Ridge Top Rescue
- 2 days ago
- 2 min read

Behind the scenes of The Kepler Challenge, held in early December last year, a gruelling 60km running race through Fiordland National Park, is a large crew of volunteers who keep the event running each year, including MAST apprentice Dane Frew from Steve Gooding Marine in Invercargill.
As part of a communications crew, Dane was helping retrieve a radio repeater by helicopter at the end of the day. The plan was simple: land, grab the gear and head home. The helicopter touched down. The pilot and technician stepped out to collect the repeater, about ten metres away. Dane stayed in the back seat.
Then he felt it move. “It started rocking,” Dane recalls. “I thought it was just the wind, so I didn’t think anything of it.” Moments later, the helicopter tilted sharply, coming to rest at a 45-degree angle. “And then I just felt the back lift up. I was like, oh shit – I just need to get out of here.”
Dane unclipped his seatbelt and jumped, just as the helicopter began to roll. As he left the skid, the force of the still-spinning rotor wash hit him, then the machine came down. “I sort of ragdolled down the hill and I could just hear it smashing around me. I’m waiting for everything to just turn off.”

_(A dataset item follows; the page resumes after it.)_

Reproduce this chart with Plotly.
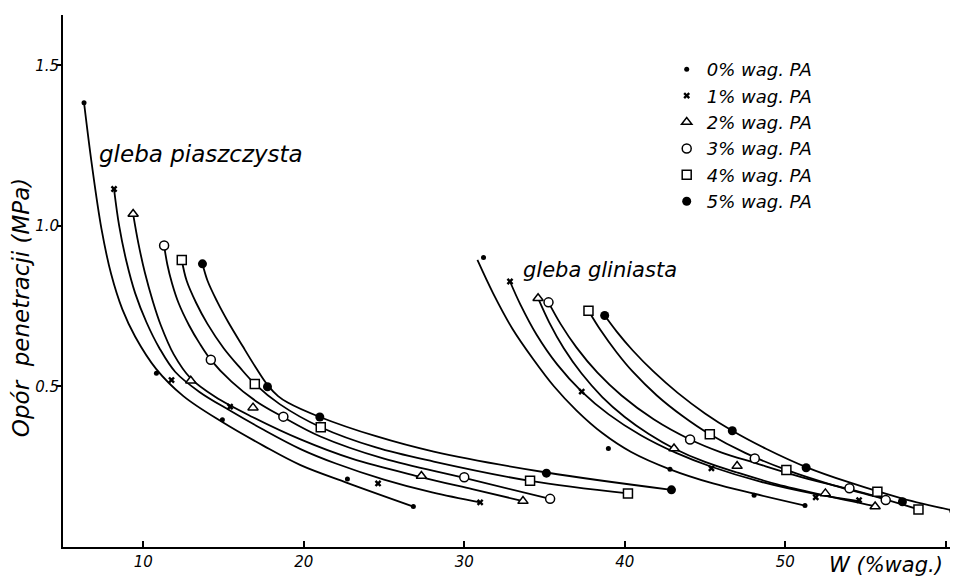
import plotly.graph_objects as go

# ---------------- data ----------------
series_names = ["0% wag. PA", "1% wag. PA", "2% wag. PA", "3% wag. PA", "4% wag. PA", "5% wag. PA"]

# measured points, sandy soil (gleba piaszczysta): W (% wag.) and penetration resistance (MPa)
sand_pts_w = [
    [6.31, 10.82, 14.93, 22.72, 26.83],
    [8.18, 11.76, 15.41, 24.63, 30.99],
    [9.37, 12.96, 16.84, 27.33, 33.66],
    [11.30, 14.21, 18.73, 30.00, 35.35],
    [12.40, 16.95, 21.06, 34.10, 40.20],
    [13.69, 17.74, 21.00, 35.12, 42.91],
]
sand_pts_r = [
    [1.384, 0.541, 0.396, 0.212, 0.126],
    [1.115, 0.520, 0.437, 0.198, 0.139],
    [1.037, 0.518, 0.434, 0.221, 0.143],
    [0.939, 0.583, 0.406, 0.217, 0.150],
    [0.894, 0.508, 0.373, 0.206, 0.167],
    [0.882, 0.499, 0.405, 0.230, 0.178],
]

# measured points, loamy soil (gleba gliniasta)
clay_pts_w = [
    [31.20, 38.98, 42.82, 48.06, 51.23],
    [32.85, 37.32, 45.40, 51.90, 54.60],
    [34.60, 43.07, 47.00, 52.50, 55.60],
    [35.25, 44.07, 48.10, 54.00, 56.26],
    [37.74, 45.30, 50.07, 55.74, 58.30],
    [38.75, 46.70, 51.30, 57.30, 60.50],
]
clay_pts_r = [
    [0.902, 0.307, 0.242, 0.161, 0.129],
    [0.827, 0.484, 0.245, 0.155, 0.146],
    [0.775, 0.307, 0.252, 0.167, 0.126],
    [0.762, 0.335, 0.276, 0.183, 0.146],
    [0.736, 0.351, 0.240, 0.172, 0.117],
    [0.721, 0.362, 0.247, 0.141, 0.113],
]

# fitted curves as drawn in the picture
sand_fit_w = [
    [6.31, 6.80, 7.40, 8.00, 8.70, 9.50, 10.80, 12.50, 14.90, 17.50, 19.80, 22.70, 26.83],
    [8.18, 8.50, 8.95, 9.50, 10.20, 11.00, 12.00, 13.50, 15.40, 17.50, 19.80, 22.00, 25.00, 28.00, 30.99],
    [9.37, 9.70, 10.10, 10.60, 11.10, 11.90, 12.96, 14.50, 16.80, 19.80, 23.00, 27.30, 30.50, 33.66],
    [11.30, 11.50, 11.80, 12.20, 12.86, 13.50, 14.21, 15.50, 17.00, 18.70, 21.00, 25.00, 30.00, 35.35],
    [12.40, 12.70, 13.30, 14.00, 15.00, 16.00, 16.95, 18.50, 21.06, 24.50, 28.10, 34.10, 40.20],
    [13.69, 14.00, 14.60, 15.30, 16.20, 17.00, 17.74, 18.40, 19.00, 21.00, 24.50, 28.10, 35.12, 42.91],
]
sand_fit_r = [
    [1.384, 1.190, 0.990, 0.850, 0.740, 0.655, 0.555, 0.470, 0.390, 0.315, 0.255, 0.200, 0.126],
    [1.115, 1.000, 0.890, 0.790, 0.700, 0.620, 0.545, 0.483, 0.425, 0.365, 0.305, 0.260, 0.210, 0.170, 0.139],
    [1.037, 0.945, 0.855, 0.765, 0.690, 0.600, 0.525, 0.467, 0.405, 0.335, 0.275, 0.218, 0.180, 0.143],
    [0.939, 0.880, 0.820, 0.760, 0.690, 0.635, 0.583, 0.515, 0.455, 0.405, 0.345, 0.275, 0.215, 0.150],
    [0.894, 0.830, 0.760, 0.695, 0.620, 0.560, 0.508, 0.445, 0.373, 0.310, 0.266, 0.206, 0.167],
    [0.882, 0.830, 0.765, 0.700, 0.625, 0.560, 0.505, 0.470, 0.450, 0.405, 0.345, 0.297, 0.232, 0.178],
]
clay_fit_w = [
    [30.82, 31.80, 33.00, 34.30, 35.60, 37.00, 38.60, 40.40, 42.82, 45.50, 48.06, 51.23],
    [32.85, 33.50, 34.50, 35.80, 37.32, 39.00, 41.00, 43.20, 45.40, 48.50, 51.90, 54.60],
    [34.60, 35.30, 36.20, 37.30, 38.60, 40.00, 41.50, 43.07, 45.00, 47.00, 49.50, 52.50, 55.60],
    [35.25, 36.00, 37.00, 38.30, 39.80, 41.80, 44.07, 46.00, 48.10, 51.00, 54.00, 56.26],
    [37.74, 38.50, 39.50, 40.50, 42.00, 43.60, 45.30, 47.50, 50.07, 53.00, 55.74, 58.30],
    [38.75, 39.50, 40.50, 41.80, 43.30, 45.00, 46.70, 48.80, 51.30, 54.00, 57.30, 60.50],
]
clay_fit_r = [
    [0.894, 0.790, 0.680, 0.585, 0.500, 0.425, 0.355, 0.296, 0.242, 0.198, 0.166, 0.129],
    [0.827, 0.755, 0.662, 0.568, 0.484, 0.413, 0.348, 0.293, 0.250, 0.203, 0.165, 0.143],
    [0.775, 0.699, 0.619, 0.541, 0.467, 0.405, 0.352, 0.307, 0.265, 0.232, 0.195, 0.160, 0.127],
    [0.762, 0.695, 0.621, 0.543, 0.472, 0.398, 0.335, 0.295, 0.262, 0.218, 0.180, 0.150],
    [0.736, 0.675, 0.606, 0.546, 0.472, 0.408, 0.351, 0.293, 0.240, 0.192, 0.155, 0.117],
    [0.721, 0.671, 0.612, 0.546, 0.480, 0.416, 0.362, 0.306, 0.249, 0.201, 0.151, 0.113],
]

soil_labels = ["gleba piaszczysta", "gleba gliniasta"]
x_ticks = [10, 20, 30, 40, 50, 60]
x_tick_text = ["10", "20", "30", "40", "50", ""]
y_ticks = [0.5, 1.0, 1.5]
y_tick_text = ["0.5", "1.0", "1.5"]

# ---------------- styles ----------------
marker_styles = [
    dict(symbol="circle", size=5, color="black", line=dict(width=0)),
    dict(symbol="x", size=6, color="black", line=dict(width=0)),
    dict(symbol="triangle-up", size=9, color="white", line=dict(color="black", width=1.5)),
    dict(symbol="circle", size=9, color="white", line=dict(color="black", width=1.5)),
    dict(symbol="square", size=9, color="white", line=dict(color="black", width=1.5)),
    dict(symbol="circle", size=9, color="black", line=dict(width=0)),
]
FONT = "DejaVu Sans"

fig = go.Figure()

# curves first
for fw, fr in ((sand_fit_w, sand_fit_r), (clay_fit_w, clay_fit_r)):
    for w, r in zip(fw, fr):
        fig.add_trace(go.Scatter(
            x=w, y=r, mode="lines",
            line=dict(color="black", width=1.8, shape="spline", smoothing=1.0),
            showlegend=False, hoverinfo="skip"))

# markers on top
for soil, (pw, pr) in enumerate(((sand_pts_w, sand_pts_r), (clay_pts_w, clay_pts_r))):
    for i, (w, r) in enumerate(zip(pw, pr)):
        fig.add_trace(go.Scatter(
            x=w, y=r, mode="markers", name=series_names[i],
            marker=marker_styles[i], showlegend=(soil == 0)))

fig.add_annotation(x=13.58, y=1.224, text=soil_labels[0], showarrow=False,
                   font=dict(family=FONT, size=23, style="italic", color="black"))
fig.add_annotation(x=38.44, y=0.863, text=soil_labels[1], showarrow=False,
                   font=dict(family=FONT, size=21, style="italic", color="black"))

# axis titles
fig.add_annotation(xref="paper", yref="paper", x=0, y=0.449, xshift=-42,
                   xanchor="center", yanchor="middle",
                   text="Opór  penetracji (MPa)", textangle=-90, showarrow=False,
                   font=dict(family=FONT, size=23, style="italic", color="black"))
fig.add_annotation(xref="paper", yref="paper", x=0.9196 * 895 / 903, y=0, yshift=-18,
                   xanchor="center", yanchor="middle", text="W (%wag.)", showarrow=False,
                   font=dict(family=FONT, size=21, style="italic", color="black"))

fig.update_layout(
    width=958, height=569,
    margin=dict(l=55, r=0, t=7, b=30),
    paper_bgcolor="white", plot_bgcolor="white",
    font=dict(family=FONT, color="black"),
    legend=dict(x=(658.7 - 55) / 903, y=0.9323, xanchor="left", yanchor="top",
                bgcolor="rgba(0,0,0,0)", tracegroupgap=0,
                font=dict(family=FONT, size=18, style="italic", color="black")),
)
fig.update_xaxes(range=[5, 5 + 903 / 16.05], showgrid=False, zeroline=False,
                 showline=True, linecolor="black", linewidth=2,
                 tickmode="array", tickvals=x_ticks, ticktext=x_tick_text,
                 ticks="inside", ticklen=6, tickwidth=1.5, tickcolor="black",
                 tickfont=dict(family=FONT, size=15, style="italic", color="black"))
fig.update_yaxes(range=[0, 1.657], showgrid=False, zeroline=False,
                 showline=True, linecolor="black", linewidth=2,
                 tickmode="array", tickvals=y_ticks, ticktext=y_tick_text,
                 ticks="outside", ticklen=4, tickwidth=1.5, tickcolor="black",
                 ticklabelstandoff=-5,
                 tickfont=dict(family=FONT, size=15, style="italic", color="black"))

fig.write_html("out.html")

When it finally did, the wreckage lay scattered down the slope. “I looked back and there were just bits of helicopter everywhere.”
With two broken elbows and cuts from head to toe, Dane climbed back up to the ridge, where two relieved crew members were waiting.“ The pilot just gave me a massive hug,” he says.
Later, he was told he had fallen around 30 metres. “I reckon it was more like 10 or 15 though,” says Dane. “It was a steep cliff. I felt fine at the time, but once we sat down, everything started getting sore.” Dane spent Christmas recovering. By the new year, he was back at work and back into his apprenticeship.
His Training Advisor, Mike Howe, says that his resilience is no surprise. “I’ve known Dane from day one of his training and he’s always stood out. He’s the kind of guy who puts everything into what he does,” says Mike. “Those same qualities – a strong mind and a great attitude – are exactly what you see in how he handled this.”
For Dane, who started learning to fly at age 14, it was just another challenge to push through: a dramatic moment on a remote ridge, and then straight back to work and assessments as soon as he could.